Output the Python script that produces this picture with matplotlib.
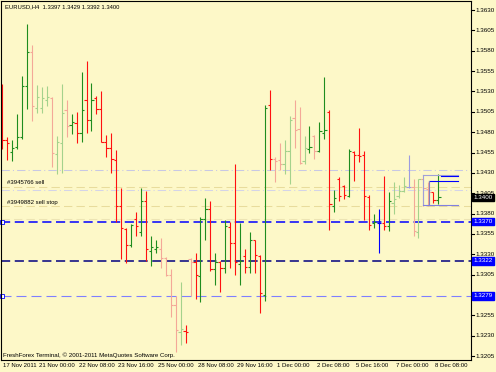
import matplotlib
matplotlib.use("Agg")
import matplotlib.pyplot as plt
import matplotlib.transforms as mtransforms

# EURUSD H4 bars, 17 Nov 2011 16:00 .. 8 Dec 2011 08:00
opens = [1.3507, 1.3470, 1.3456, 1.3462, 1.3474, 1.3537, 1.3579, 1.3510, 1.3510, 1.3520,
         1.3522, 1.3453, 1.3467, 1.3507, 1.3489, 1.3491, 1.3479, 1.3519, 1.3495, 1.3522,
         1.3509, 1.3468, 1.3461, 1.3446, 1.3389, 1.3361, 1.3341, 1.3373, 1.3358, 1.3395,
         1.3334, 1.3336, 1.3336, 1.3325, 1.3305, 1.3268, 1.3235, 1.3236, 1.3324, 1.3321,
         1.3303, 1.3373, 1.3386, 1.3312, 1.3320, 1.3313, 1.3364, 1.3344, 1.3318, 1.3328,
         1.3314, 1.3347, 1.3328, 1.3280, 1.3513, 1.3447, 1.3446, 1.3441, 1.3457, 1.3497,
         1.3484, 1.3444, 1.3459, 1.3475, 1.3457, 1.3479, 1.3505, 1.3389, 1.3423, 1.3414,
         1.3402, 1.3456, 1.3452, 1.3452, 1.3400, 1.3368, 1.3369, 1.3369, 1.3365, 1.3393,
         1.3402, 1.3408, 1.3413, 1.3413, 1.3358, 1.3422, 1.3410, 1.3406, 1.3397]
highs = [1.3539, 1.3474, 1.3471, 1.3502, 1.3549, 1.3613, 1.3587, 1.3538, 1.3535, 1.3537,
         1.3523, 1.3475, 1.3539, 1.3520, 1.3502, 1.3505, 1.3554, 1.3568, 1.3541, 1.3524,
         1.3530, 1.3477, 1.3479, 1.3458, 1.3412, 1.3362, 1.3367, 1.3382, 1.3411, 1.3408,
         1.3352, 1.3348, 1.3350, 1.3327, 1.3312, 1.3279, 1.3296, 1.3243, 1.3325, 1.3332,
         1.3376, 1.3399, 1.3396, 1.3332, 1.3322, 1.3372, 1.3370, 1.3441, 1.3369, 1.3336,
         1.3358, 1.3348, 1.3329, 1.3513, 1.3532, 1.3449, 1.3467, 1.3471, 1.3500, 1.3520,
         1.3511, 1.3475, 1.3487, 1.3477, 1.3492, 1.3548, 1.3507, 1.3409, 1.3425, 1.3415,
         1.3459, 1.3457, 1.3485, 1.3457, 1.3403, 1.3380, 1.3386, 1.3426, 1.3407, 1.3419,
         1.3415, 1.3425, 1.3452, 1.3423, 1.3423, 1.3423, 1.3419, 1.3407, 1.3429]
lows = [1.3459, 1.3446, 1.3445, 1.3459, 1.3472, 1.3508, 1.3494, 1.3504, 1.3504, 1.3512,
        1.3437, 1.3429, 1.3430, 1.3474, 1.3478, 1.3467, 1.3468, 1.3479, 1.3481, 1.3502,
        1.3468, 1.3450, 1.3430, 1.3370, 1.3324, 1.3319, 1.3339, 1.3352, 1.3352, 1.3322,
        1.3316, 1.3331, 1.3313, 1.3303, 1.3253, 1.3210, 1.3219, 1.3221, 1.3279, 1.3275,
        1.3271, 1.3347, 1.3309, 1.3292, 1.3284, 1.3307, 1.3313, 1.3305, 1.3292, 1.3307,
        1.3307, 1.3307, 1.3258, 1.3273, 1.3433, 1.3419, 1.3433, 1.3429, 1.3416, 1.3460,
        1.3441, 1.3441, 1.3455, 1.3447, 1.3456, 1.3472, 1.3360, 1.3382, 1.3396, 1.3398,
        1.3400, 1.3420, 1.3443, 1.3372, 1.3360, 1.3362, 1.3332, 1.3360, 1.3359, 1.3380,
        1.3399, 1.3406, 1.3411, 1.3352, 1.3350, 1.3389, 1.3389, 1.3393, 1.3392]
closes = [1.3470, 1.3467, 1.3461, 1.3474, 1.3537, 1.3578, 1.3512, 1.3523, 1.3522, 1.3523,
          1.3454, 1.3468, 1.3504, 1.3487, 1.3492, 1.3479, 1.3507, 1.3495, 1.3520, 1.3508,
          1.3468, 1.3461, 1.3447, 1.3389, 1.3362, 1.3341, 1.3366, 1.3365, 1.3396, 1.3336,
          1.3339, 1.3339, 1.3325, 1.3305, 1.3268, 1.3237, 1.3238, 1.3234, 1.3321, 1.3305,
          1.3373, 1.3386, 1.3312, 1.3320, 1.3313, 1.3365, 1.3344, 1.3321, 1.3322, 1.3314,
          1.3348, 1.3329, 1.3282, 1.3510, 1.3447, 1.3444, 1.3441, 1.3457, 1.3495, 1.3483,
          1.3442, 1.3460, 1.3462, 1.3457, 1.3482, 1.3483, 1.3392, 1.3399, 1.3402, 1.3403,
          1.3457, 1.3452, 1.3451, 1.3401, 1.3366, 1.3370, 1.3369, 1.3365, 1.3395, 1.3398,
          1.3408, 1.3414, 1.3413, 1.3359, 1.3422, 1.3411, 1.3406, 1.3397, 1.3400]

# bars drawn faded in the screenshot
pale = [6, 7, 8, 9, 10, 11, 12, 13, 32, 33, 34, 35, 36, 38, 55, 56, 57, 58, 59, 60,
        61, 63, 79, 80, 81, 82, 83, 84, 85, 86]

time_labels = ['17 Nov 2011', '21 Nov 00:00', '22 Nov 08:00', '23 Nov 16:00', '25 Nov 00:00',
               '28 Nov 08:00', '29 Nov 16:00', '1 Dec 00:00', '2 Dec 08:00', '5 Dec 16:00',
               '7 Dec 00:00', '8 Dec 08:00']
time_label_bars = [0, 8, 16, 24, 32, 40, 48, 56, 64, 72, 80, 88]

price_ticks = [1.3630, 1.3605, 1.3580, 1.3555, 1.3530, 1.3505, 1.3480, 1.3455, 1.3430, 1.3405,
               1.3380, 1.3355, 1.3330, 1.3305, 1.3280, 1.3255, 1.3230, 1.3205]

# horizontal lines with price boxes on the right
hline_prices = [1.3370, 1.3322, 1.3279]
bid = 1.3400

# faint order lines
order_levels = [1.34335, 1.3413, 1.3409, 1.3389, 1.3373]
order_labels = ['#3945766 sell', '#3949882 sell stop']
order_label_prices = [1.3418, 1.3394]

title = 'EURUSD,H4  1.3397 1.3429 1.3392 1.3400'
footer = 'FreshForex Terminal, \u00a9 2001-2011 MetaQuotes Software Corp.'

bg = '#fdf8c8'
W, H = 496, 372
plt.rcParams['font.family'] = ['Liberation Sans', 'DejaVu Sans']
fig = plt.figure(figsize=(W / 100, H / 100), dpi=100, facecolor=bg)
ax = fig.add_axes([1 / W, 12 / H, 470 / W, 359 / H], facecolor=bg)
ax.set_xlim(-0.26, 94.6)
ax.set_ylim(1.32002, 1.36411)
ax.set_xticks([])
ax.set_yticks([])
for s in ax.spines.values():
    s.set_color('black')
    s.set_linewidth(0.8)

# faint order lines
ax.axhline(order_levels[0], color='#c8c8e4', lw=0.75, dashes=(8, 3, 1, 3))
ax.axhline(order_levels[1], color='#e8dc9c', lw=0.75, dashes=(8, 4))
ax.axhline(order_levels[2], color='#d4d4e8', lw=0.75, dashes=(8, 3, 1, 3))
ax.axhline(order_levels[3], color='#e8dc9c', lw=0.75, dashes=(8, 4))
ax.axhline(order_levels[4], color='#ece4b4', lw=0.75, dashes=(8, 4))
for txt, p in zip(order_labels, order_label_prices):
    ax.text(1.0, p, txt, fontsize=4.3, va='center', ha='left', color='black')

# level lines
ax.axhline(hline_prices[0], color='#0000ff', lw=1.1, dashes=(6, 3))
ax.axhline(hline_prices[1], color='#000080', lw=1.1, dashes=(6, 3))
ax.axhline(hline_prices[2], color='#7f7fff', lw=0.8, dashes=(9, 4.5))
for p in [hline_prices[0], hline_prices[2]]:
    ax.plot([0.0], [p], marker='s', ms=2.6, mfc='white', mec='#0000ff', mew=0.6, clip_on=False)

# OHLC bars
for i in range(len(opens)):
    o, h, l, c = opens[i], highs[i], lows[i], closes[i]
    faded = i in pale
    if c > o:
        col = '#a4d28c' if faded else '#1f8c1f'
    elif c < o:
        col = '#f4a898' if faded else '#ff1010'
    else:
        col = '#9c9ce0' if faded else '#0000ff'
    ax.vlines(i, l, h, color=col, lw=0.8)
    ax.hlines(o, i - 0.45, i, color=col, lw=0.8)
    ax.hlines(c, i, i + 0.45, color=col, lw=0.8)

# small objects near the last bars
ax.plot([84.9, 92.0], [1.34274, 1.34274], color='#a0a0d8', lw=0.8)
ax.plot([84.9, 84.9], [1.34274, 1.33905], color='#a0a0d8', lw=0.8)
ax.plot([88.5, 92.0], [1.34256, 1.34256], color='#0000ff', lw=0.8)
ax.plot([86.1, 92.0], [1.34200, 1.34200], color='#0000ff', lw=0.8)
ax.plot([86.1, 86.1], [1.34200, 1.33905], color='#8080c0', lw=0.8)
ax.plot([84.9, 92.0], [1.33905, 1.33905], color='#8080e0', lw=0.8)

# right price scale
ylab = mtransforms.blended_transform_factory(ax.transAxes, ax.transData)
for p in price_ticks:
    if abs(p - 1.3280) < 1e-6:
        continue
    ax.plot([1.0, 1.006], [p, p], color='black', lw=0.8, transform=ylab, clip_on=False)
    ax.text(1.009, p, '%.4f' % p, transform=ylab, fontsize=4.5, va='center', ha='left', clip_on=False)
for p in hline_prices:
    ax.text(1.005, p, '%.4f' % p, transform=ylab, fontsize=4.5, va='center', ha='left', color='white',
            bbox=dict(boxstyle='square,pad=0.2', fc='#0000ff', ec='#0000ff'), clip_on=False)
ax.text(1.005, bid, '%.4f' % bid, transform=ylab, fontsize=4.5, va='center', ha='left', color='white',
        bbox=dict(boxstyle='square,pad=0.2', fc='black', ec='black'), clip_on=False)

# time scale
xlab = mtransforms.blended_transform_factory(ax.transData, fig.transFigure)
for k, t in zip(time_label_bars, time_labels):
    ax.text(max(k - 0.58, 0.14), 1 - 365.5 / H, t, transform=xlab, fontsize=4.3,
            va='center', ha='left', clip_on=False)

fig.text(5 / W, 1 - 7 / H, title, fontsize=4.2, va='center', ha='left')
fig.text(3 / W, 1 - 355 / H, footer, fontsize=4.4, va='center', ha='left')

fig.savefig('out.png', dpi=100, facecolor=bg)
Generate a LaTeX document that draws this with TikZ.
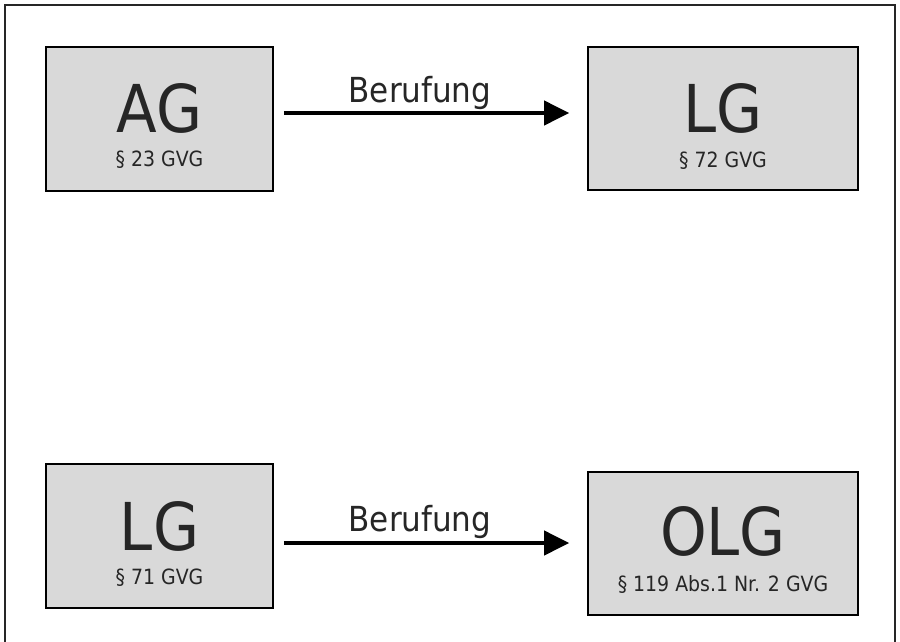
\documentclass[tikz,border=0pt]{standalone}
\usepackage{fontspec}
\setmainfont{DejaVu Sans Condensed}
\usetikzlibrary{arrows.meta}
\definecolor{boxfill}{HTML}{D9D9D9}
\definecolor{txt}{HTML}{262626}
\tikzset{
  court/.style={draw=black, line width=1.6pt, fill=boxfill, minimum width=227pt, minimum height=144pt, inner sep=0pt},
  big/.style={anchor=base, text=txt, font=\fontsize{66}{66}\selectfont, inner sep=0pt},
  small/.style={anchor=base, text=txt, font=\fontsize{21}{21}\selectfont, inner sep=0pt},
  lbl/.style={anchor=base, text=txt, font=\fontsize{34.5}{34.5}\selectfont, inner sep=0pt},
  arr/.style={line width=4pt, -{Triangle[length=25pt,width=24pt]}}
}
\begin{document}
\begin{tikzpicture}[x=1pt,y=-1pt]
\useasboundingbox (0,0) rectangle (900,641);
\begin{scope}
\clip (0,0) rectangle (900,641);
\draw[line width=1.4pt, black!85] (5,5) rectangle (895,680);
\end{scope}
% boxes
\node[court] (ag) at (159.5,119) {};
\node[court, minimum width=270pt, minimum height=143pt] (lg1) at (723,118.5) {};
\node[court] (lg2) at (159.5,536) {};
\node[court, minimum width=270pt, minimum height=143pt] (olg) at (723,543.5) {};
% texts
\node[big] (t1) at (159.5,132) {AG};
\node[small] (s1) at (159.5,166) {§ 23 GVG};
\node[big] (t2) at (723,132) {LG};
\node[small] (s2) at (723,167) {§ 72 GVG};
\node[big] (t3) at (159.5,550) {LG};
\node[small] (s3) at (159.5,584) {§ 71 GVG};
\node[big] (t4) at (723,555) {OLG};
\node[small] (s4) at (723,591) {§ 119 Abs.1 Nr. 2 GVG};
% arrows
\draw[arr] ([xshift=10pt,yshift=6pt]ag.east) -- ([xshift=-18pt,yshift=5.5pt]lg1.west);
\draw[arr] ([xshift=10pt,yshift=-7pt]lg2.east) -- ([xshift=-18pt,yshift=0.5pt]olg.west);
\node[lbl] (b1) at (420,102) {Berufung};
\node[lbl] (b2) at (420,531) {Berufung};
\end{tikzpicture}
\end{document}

###

The request: Without the pictures, copy the entries from their first line through the line containing "import matplotlib.transforms as mtransforms", and only those lines.

Expected answer:
Output the Python script that produces this picture with matplotlib.
import matplotlib
matplotlib.use("Agg")
import matplotlib.pyplot as plt
import matplotlib.transforms as mtransforms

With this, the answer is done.